After all, the ECB significantly corrected its investment forecast for 2024 between March and September 2023, namely from an increase of 1.4 percent to a decrease of 0.4 percent. For 2025, the ECB believes that investment in the Eurozone will only increase by 1.4 percent, despite all the necessities of structural change and all the support measures. This would be a slowdown caused by monetary policy that Europe should not afford. But they are not so noticeable in the forecast GDP growth rate „thanks“ to the predicted upswing in consumption.
Conclusion
And so, in mid-September, the majority of the ECB Executive Board was apparently able to consent with the hawks‘ proposal to raise interest rates again with a clear conscience, namely in the forecast-supported conviction that, on the one hand, the further interest rate hike would already not have such a bad effect on the real economy and, on the other hand, the „greedy beast“ inflation could only be tamed with a firm hand.

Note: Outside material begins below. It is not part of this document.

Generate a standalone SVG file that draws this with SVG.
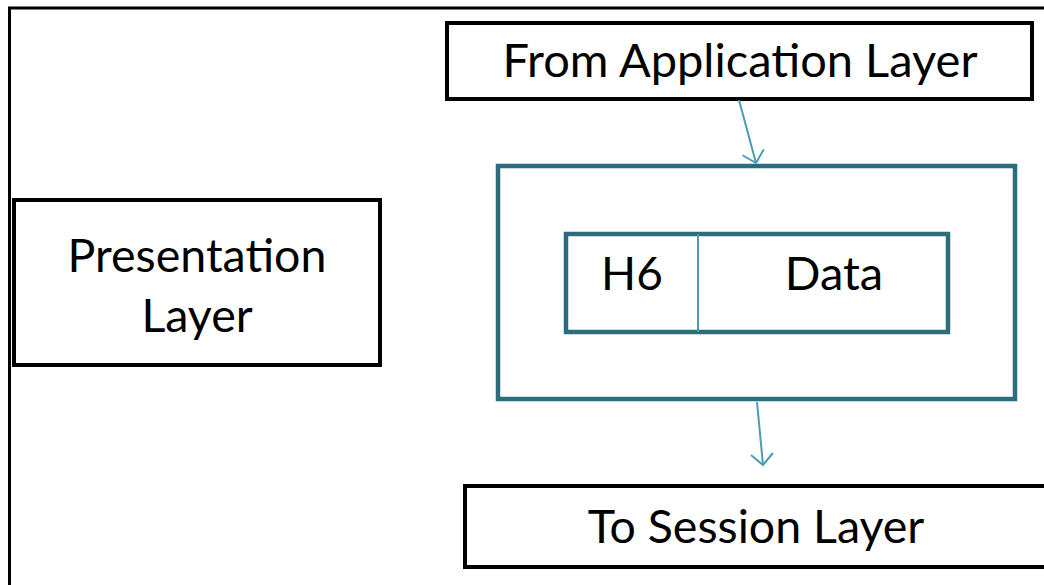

The analysis of the three most recent forecasts presented here shows that the previous misjudgements are only taken into account technically, so to speak, in the form of corrections at the current margin, but are not taken as an opportunity to question the considerations on which the original forecast was based. This suggests that, contrary to what they publicly say, the monetary authorities are not so much taking a logical approach to monetary policy based on ex-post data but rather work to present an up-to-date forecast that is not superficially at odds with the intended hard monetary policy. This will not end well for the real economy and will encourage political radicalisation in Europe.